У Коненкова, вернувшегося на Родину, проявлялся обостренный интерес к тому, что делают его коллеги. Одну за другой посещает он мастерские товарищей-скульпторов. Побывал у Меркурова и Ефимова, Шервуда и Мухиной, Рюдзюнской и Оленина, Златовратского и Цанлина, Рахманова и Никогосяна, Орлова и Шапошникова. 15 января 1946 года, записано в дневнике Маргариты Ивановны, состоялась встреча с московскими скульпторами, а вскоре после этого он поехал в гости к студентам-скульпторам Строгановского училища.

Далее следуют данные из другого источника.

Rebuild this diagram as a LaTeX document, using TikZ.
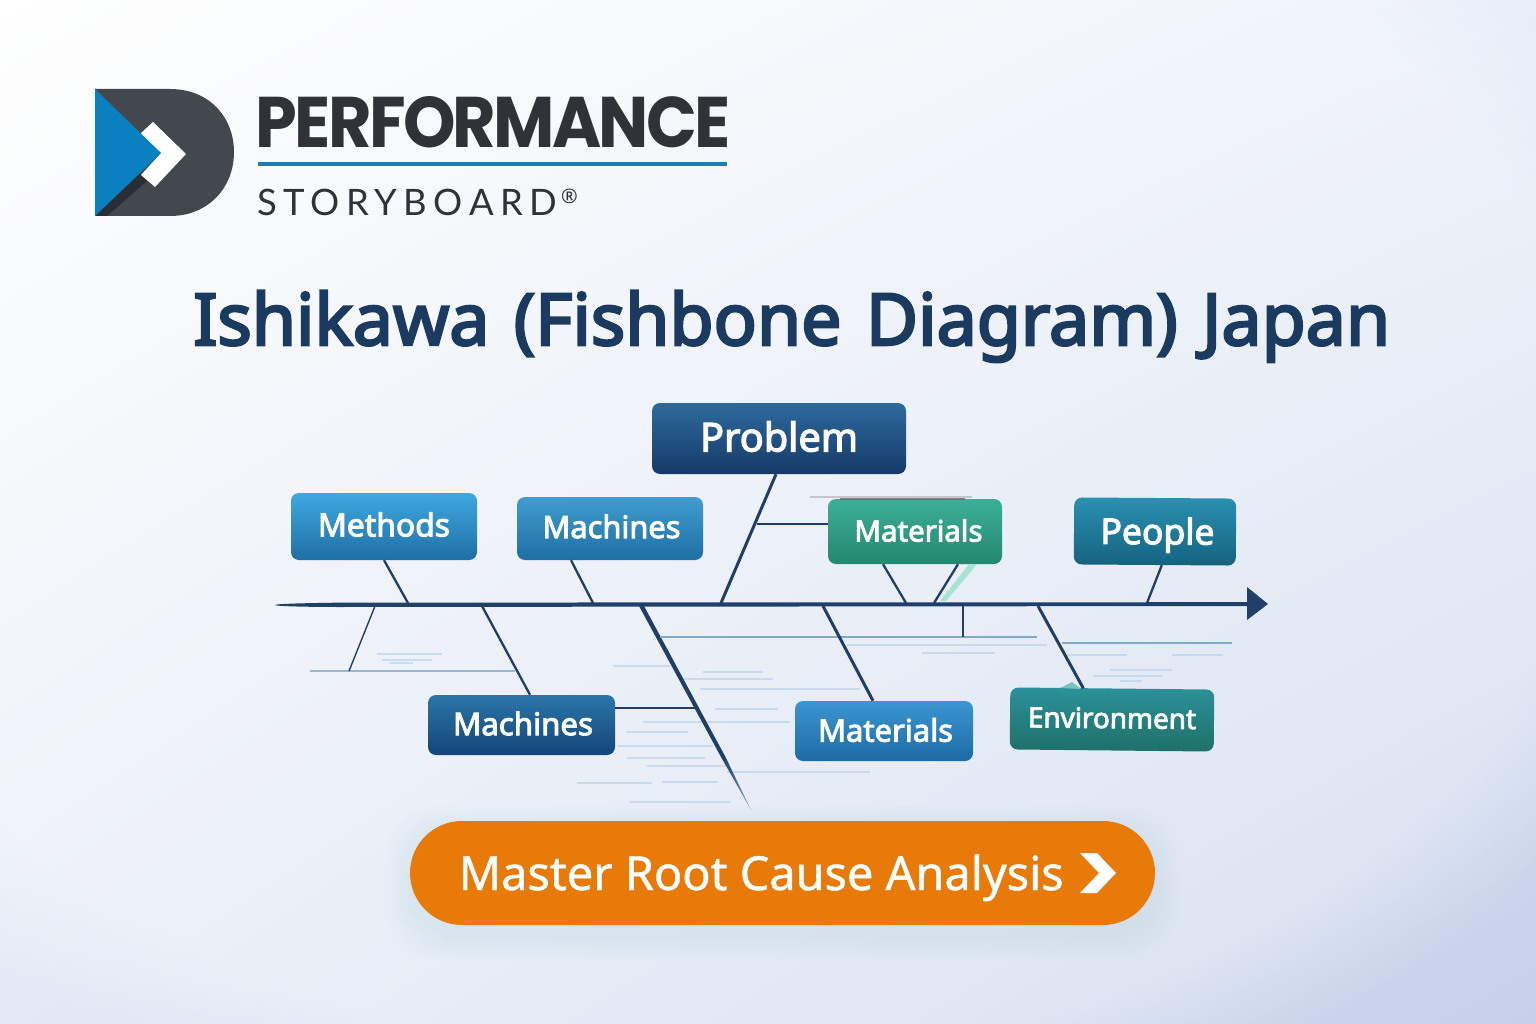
\documentclass[tikz,border=0pt]{standalone}
\usepackage{fontspec}
\usetikzlibrary{shadings,fadings}
\setmainfont{Noto Sans}
\newfontfamily\titlefont[FakeBold=3.5,WordSpace=1.3]{Noto Sans}
\newfontfamily\labelfont[FakeBold=3]{Noto Sans}
\newfontfamily\ctafont[FakeBold=1]{Noto Sans}
\newfontfamily\brandfont[LetterSpace=-4]{Poppins}
\newfontfamily\storyfont[LetterSpace=18]{Lato}
\newcommand{\fitw}[2]{\resizebox{#1pt}{!}{#2}}
\newcommand{\lab}[3]{\raisebox{#2pt}[\height][\depth]{\resizebox{#1pt}{!}{#3}}}
\definecolor{bgtr}{HTML}{E8EDF8}
\definecolor{bgbl}{HTML}{E3E9F5}
\definecolor{bgbr}{HTML}{C4D1E9}
\definecolor{spine}{HTML}{1E4069}
\definecolor{bone}{HTML}{1F3F66}
\definecolor{ink}{HTML}{1B3A60}
\definecolor{faint}{HTML}{B4CEE6}
\definecolor{thinblue}{HTML}{7FAACB}
\definecolor{orangebtn}{HTML}{E87A0A}
\definecolor{logodark}{HTML}{43474E}
\definecolor{logodeep}{HTML}{2A2D33}
\definecolor{logoblue}{HTML}{0B80C0}
\definecolor{brand}{HTML}{2F3237}
\definecolor{ruleblue}{HTML}{1A7FB0}
\definecolor{mint}{HTML}{A8E2D2}
\definecolor{smudge}{HTML}{6E6A6A}
\definecolor{haze}{HTML}{5A78B0}
\definecolor{probT}{HTML}{2C6A9C}\definecolor{probB}{HTML}{163A68}
\definecolor{methT}{HTML}{3FA8E0}\definecolor{methB}{HTML}{1F6FA5}
\definecolor{machT}{HTML}{409DCE}\definecolor{machB}{HTML}{1F6FA3}
\definecolor{matT}{HTML}{3BB097}\definecolor{matB}{HTML}{25876F}
\definecolor{peopT}{HTML}{2B90B1}\definecolor{peopB}{HTML}{14637F}
\definecolor{macdT}{HTML}{2A76A9}\definecolor{macdB}{HTML}{154478}
\definecolor{matbT}{HTML}{3A96D1}\definecolor{matbB}{HTML}{1E6AA5}
\definecolor{envT}{HTML}{2B9199}\definecolor{envB}{HTML}{1F7068}
\tikzset{
  box/.style={rounded corners=8pt,inner sep=0pt,text=white,font=\labelfont\fontsize{31}{34}\selectfont,align=center},
  bonethick/.style={draw=bone,line width=3pt},
  bonemid/.style={draw=bone,line width=2.3pt},
  bonethin/.style={draw=bone,line width=1.4pt},
  rib/.style={draw=thinblue,line width=1.2pt},
  mist/.style={draw=faint,line width=1.6pt,opacity=.6},
  mistthick/.style={draw=faint,line width=2.8pt,opacity=.6},
  halo/.style={fill=haze,opacity=.009},
}
\begin{document}
\begin{tikzpicture}[x=1pt,y=-1pt]
\useasboundingbox (0,0) rectangle (1536,1024);
\shade[upper left=white,upper right=bgtr,lower left=bgbl,lower right=bgbr] (0,0) rectangle (1536,1024);
\fill[white,opacity=.35,path fading=circle with fuzzy edge 15 percent] (700,440) ellipse (1050 and 720);

% logo
\fill[logodark] (95,89) -- (170,89) .. controls (210,89) and (234,118) .. (234,152) .. controls (234,188) and (208,216) .. (170,216) -- (95,216) -- cycle;
\fill[logodeep] (95,216) -- (107,216) -- (147,181) -- (140,173) -- cycle;
\fill[white] (140,134) -- (153,122) -- (186,154) -- (155,187) -- (141,175) -- (161,153) -- cycle;
\fill[logoblue] (95,89) -- (161,153) -- (95,216) -- cycle;
\node[anchor=base west,inner sep=0pt,text=brand,font=\brandfont\bfseries] (brandname) at (255.5,148) {\resizebox{475pt}{51pt}{PERFORMANCE}};
\fill[ruleblue] (258,162.5) rectangle (727,166);
\node[anchor=base west,inner sep=0pt,text=brand,font=\storyfont\fontsize{36}{40}\selectfont] (storyname) at (257,216) {\fitw{300}{STORYBOARD}};
\node[anchor=base west,inner sep=0pt,text=brand,font=\fontsize{20}{22}\selectfont] (regmark) at (561,204) {®};

% title
\node[anchor=base west,inner sep=0pt,text=ink,font=\titlefont\fontsize{72}{80}\selectfont] (title) at (193,345) {\fitw{1197}{Ishikawa (Fishbone Diagram) Japan}};

% faint ripples
\foreach \a/\b/\y in {377/442/654,382/432/660,390/413/663,613/670/666,703/763/672,683/773/679,700/860/689,715/778/709,643/790/722,627/688/732,617/713/746,627/705/758,647/727/766,727/870/772,577/652/783,630/730/802,922/995/653,1067/1127/655,1172/1223/655,1110/1172/670,1093/1162/676,1120/1142/681}
  \draw[mist] (\a,\y) -- (\b,\y);
\draw[mistthick] (662,782) -- (718,782);
\draw[mistthick] (847,645) -- (1047,645);
\draw[rib] (1062,643) -- (1232,643);
\draw[rib,opacity=.8] (310,671) -- (515,671);

% spine
\coordinate (tail) at (275,605);
\coordinate (head) at (1268,604);
\fill[spine] (tail) .. controls (277,603.4) and (320,603) .. (340,602.6) -- (1250,602.2) -- (1250,606) -- (340,607) .. controls (320,607) and (277,606.6) .. (tail) -- cycle;
\fill[spine] (1247,587) -- (head) -- (1247,620) -- cycle;

% soft shadow of the button
\foreach \g in {3,6,9,12,15,18,21,24}
  \fill[halo,rounded corners=52pt] (410-\g,830-\g) rectangle (1155+\g,936+\g);

% boxes
\node[box,shade,top color=probT,bottom color=probB,minimum width=254pt,minimum height=71pt] (problem) at (779,438.5) {\lab{158}{2}{Problem}};
\node[box,shade,top color=methT,bottom color=methB,minimum width=186pt,minimum height=67pt] (methods) at (384,526.5) {\lab{132}{2}{Methods}};
\node[box,shade,top color=machT,bottom color=machB,minimum width=186pt,minimum height=63pt] (machinesup) at (610,528.5) {\hspace*{3pt}\lab{138}{2}{Machines}};
\node[box,shade,top color=matT,bottom color=matB,minimum width=174pt,minimum height=65pt] (materialsup) at (915,531.5) {\hspace*{7pt}\lab{128}{1}{Materials}};
\node[box,shade,top color=peopT,bottom color=peopB,minimum width=162pt,minimum height=67pt,rotate=-.4] (people) at (1155,531.5) {\hspace*{5pt}\lab{114}{-3.5}{People}};
\node[box,shade,top color=macdT,bottom color=macdB,minimum width=187pt,minimum height=60pt] (machinesdown) at (521.5,725) {\hspace*{3pt}\lab{140}{1.5}{Machines}};
\node[box,shade,top color=matbT,bottom color=matbB,minimum width=178pt,minimum height=60pt] (materialsdown) at (884,731) {\hspace*{3pt}\lab{135}{1}{Materials}};
\node[box,shade,top color=envT,bottom color=envB,minimum width=204pt,minimum height=62pt,rotate=-.6] (environment) at (1112,719.5) {\lab{168}{1.5}{Environment}};

% junctions on the spine
\coordinate (jA) at (408,603);
\coordinate (jB) at (593,603);
\coordinate (jC) at (721,603);
\coordinate (jD) at (906,603);
\coordinate (jE) at (934,603);
\coordinate (jF) at (1147,603);
\coordinate (kA) at (375,606);
\coordinate (kB) at (482,606);
\coordinate (kD) at (823,606);
\coordinate (kE) at (963,606);
\coordinate (kF) at (1038,606);
\coordinate (footA) at (349,671);
\coordinate (tipC) at (751,810);
\coordinate (footE) at (963,637);
\coordinate (ribL) at (660,637);
\coordinate (ribR) at (1037,637);
\coordinate (onProblem) at (757,524);
\coordinate (onBig) at (695,708);

% bones
\draw[bonemid] (methods.south) -- (jA);
\draw[bonemid] ([xshift=-39pt]machinesup.south) -- (jB);
\draw[bonethick] ([xshift=-3pt]problem.south) -- (jC);
\draw[bonethin] (onProblem) -- (materialsup.west |- onProblem);
\fill[mint] ([xshift=54pt]materialsup.south) -- ([xshift=62pt]materialsup.south) -- (946,601) -- (940,601) -- cycle;
\draw[bonemid] ([xshift=-32pt]materialsup.south) -- (jD);
\draw[bonemid] ([xshift=43pt]materialsup.south) -- (jE);
\draw[bonemid] ([xshift=7pt]people.south) -- (jF);
\draw[bonethin] (kA) -- (footA);
\draw[bonemid] (kB) -- ([xshift=8.5pt]machinesdown.north);
\fill[bone] (639,606) -- (644,606) -- (725.5,757) -- (721,757) -- cycle;
\shade[top color=bone,bottom color=thinblue] (721,757) -- (725.5,757) -- (tipC) -- cycle;
\draw[bonethin] (machinesdown.east |- onBig) -- (onBig);
\draw[rib] (ribL) -- (ribR);
\draw[bonethick] (kD) -- ([xshift=-11pt]materialsdown.north);
\draw[bonethin] (kE) -- (footE);
\draw[bonethick] (kF) -- ([xshift=-29pt]environment.north);
\fill[mint!70!teal] (1060,688) -- (1072,682) -- (1081,689) -- cycle;
\fill[smudge,opacity=.3] (810,495.5) rectangle (972,498);
\fill[smudge,opacity=.8] (840,498) rectangle (965,500);

% call to action
\node[fill=orangebtn,rounded corners=52pt,minimum width=745pt,minimum height=104pt,inner sep=0pt] (cta) at (782.5,873) {};
\node[anchor=base west,inner sep=0pt,text=white,font=\ctafont\fontsize{44}{50}\selectfont] (ctatext) at (458.5,890) {\fitw{605}{Master Root Cause Analysis}};
\fill[white] (1080,853) -- (1097,853) -- (1116,873) -- (1097,893) -- (1080,893) -- (1099,873) -- cycle;
\end{tikzpicture}
\end{document}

Они знали Сергея Тимофеевича с его родственными древним грекам мраморами и вечно живым деревом по Третьяковке, по рассказам преподавателей. Воспринимали все это как историю, в которой слились воедино Коровин, Шаляпин, Есенин, Врубель, Левитан, Коненков. И вот в гости к строгановцам едет Сергей Тимофеевич Коненков с супругой.
Все в коридоре. Что? Где? Где они? Говорят, пошли в музей. Студенты собрались на широкой лестнице, которая поднималась прямо от дверей музея. Студенты заполнили и боковые марши, свесились над перилами и нетерпеливо смотрели на закрытые двухстворчатые деревянные резные двери музея.